Select the lines that hold the word "matplotlib" and copy each one.

** START Collected material **

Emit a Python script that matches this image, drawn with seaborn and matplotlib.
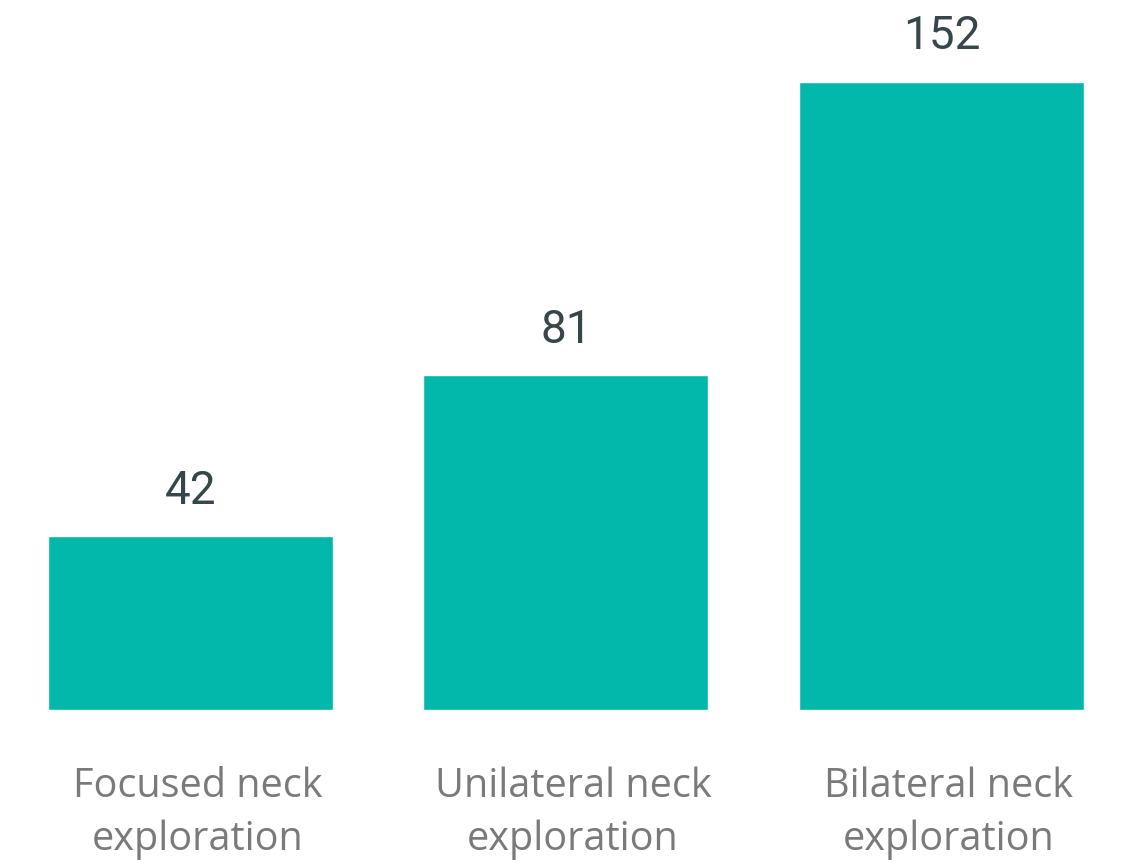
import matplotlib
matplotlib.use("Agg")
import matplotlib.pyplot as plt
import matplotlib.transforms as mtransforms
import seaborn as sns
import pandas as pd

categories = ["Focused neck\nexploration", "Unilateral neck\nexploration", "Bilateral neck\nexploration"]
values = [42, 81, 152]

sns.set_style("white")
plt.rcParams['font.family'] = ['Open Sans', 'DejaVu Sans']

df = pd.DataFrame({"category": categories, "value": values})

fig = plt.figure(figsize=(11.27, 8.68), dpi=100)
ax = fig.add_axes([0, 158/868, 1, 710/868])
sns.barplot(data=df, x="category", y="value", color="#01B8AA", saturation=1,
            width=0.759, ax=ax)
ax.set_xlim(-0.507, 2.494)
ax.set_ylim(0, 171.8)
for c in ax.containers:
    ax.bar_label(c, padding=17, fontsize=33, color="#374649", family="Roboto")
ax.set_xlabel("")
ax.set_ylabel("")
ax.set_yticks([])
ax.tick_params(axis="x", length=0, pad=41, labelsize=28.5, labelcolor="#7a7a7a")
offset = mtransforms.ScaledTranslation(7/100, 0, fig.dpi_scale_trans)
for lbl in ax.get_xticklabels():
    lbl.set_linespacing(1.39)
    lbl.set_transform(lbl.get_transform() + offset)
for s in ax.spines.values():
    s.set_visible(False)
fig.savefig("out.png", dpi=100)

** END Collected material **

The result —
Emit a Python script that matches this image, drawn with seaborn and matplotlib.
import matplotlib
matplotlib.use("Agg")
import matplotlib.pyplot as plt
import matplotlib.transforms as mtransforms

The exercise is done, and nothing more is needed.